** begin DATASET CONTENT **

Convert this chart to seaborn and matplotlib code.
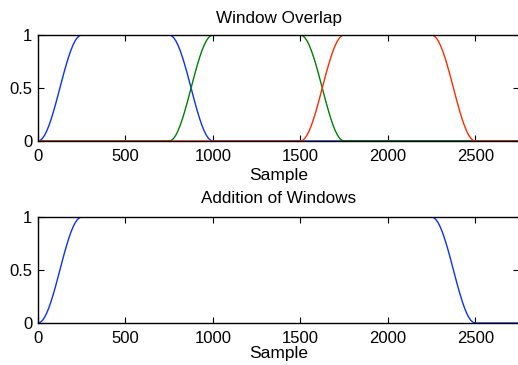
import pandas as pd
import matplotlib
matplotlib.use("Agg")
import matplotlib.pyplot as plt
import seaborn as sns

# one rising edge of a window (offset in samples, height)
edge_x = [0, 12.5, 25, 37.5, 50, 62.5, 75, 87.5, 100, 112.5, 125,
          137.5, 150, 162.5, 175, 187.5, 200, 212.5, 225, 237.5, 250]
edge_y = [0, 0.006, 0.024, 0.054, 0.095, 0.146, 0.206, 0.273, 0.345, 0.422, 0.5,
          0.578, 0.655, 0.727, 0.794, 0.854, 0.905, 0.946, 0.976, 0.994, 1]

# where each window starts rising / falling
rise_starts = [0, 750, 1500]
fall_starts = [750, 1500, 2250]
sum_rise = 0
sum_fall = 2250
x_end = 2750

colors = ["#0a30ff", "#008000", "#ff2a00"]


def window(rise, fall):
    xs = [0] + [rise + e for e in edge_x] + [fall + e for e in edge_x] + [x_end]
    ys = [0] + edge_y + edge_y[::-1] + [0]
    return pd.DataFrame({"sample": xs, "value": ys})


sns.set_style("ticks")
plt.rcParams["font.family"] = ["Liberation Sans", "DejaVu Sans"]
plt.rcParams["text.color"] = "black"
plt.rcParams["axes.labelcolor"] = "black"

fig = plt.figure(figsize=(5.18, 3.65), dpi=100)
ax1 = fig.add_axes([0.0734, 0.6137, 0.9286, 0.2904])
ax2 = fig.add_axes([0.0734, 0.115, 0.9286, 0.2904])

for r, f, c in zip(rise_starts, fall_starts, colors):
    sns.lineplot(data=window(r, f), x="sample", y="value", color=c,
                 estimator=None, sort=False, lw=1, ax=ax1)

sns.lineplot(data=window(sum_rise, sum_fall), x="sample", y="value",
             color=colors[0], estimator=None, sort=False, lw=1, ax=ax2)

for ax, title in [(ax1, "Window Overlap"), (ax2, "Addition of Windows")]:
    ax.set_xlim(0, x_end)
    ax.set_ylim(0, 1)
    ax.set_xticks([0, 500, 1000, 1500, 2000, 2500])
    ax.set_yticks([0, 0.5, 1])
    ax.set_yticklabels(["0", "0.5", "1"])
    ax.tick_params(direction="in", top=True, right=True, length=4, width=0.8,
                   labelsize=12, pad=4, colors="black")
    ax.tick_params(axis="x", pad=6)
    for s in ax.spines.values():
        s.set_visible(True)
        s.set_linewidth(1)
        s.set_color("black")
    ax.set_xlabel("Sample", fontsize=12.5)
    ax.set_ylabel("")

ax1.set_title("Window Overlap", fontsize=12.3, pad=8.5)
ax2.set_title("Addition of Windows", fontsize=12.3, pad=10)
ax1.xaxis.labelpad = 3
ax2.xaxis.labelpad = 0

fig.savefig("out.png", dpi=100)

** end DATASET CONTENT **

TASK REQUIREMENTS
Only the lines from the top of the data through the line with "import seaborn as sns" should be quoted, exactly and with both ends kept; skip the pictures.

WRITTEN ANSWER
Convert this chart to seaborn and matplotlib code.
import pandas as pd
import matplotlib
matplotlib.use("Agg")
import matplotlib.pyplot as plt
import seaborn as sns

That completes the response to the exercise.